I wasn't trying to be rude, I've been attempting to answer some of your questions and be honest with you. Its always better to learn as much as you can first, before you start building.


----------



## veggieme (Apr 22, 2016)

I am a newbie and have probably caused you experts to shake your heads, wondering what the hobby is coming to-BUT I am also a shameless research queen/control freak (same thing). So, without taking sides (ok, the experts win because they are the ones who will help me keep my frogs alive) I can tell you that I may or may not have asked the same questions to which I have already received answers-not to annoy people but because sometimes a more thorough explanation can change my mind about what makes sense. Also, the more of the same answers a newbie like me gets, the more I bow down to your wisdom and think "Well, if they all say "413 flies a day" it must be right ;^) As I was making lava cakes for my teenagers, they all marveled that there is drama on "mom's frog board." My teenaged daughter aka DRAMA Queen suggested that the experts can simply not answer questions that are presumed to be redundant or not well thought out and leave the newbie to find another source who has the time and inclination to mold a newbie into an expert.


----------



## Encyclia (Aug 23, 2013)

veggieme said:


> "Well, if they all say "413 flies a day" it must be right ;^)

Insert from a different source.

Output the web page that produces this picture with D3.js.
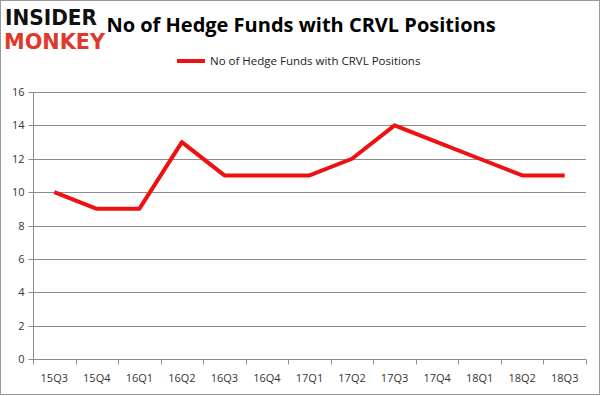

I stand by my answer. 413 IS right.


----------



## DragonSpirit1185 (Dec 6, 2010)

I use these steak knifes from Dollar Tree on foam then use a razor knife to finish things up if needed. You can heat them up and bend them. I have them curved to the left and to the right and angled to get into different spots 









I'll sometimes go through knives at thrift stores and yard sales to find some to use.


----------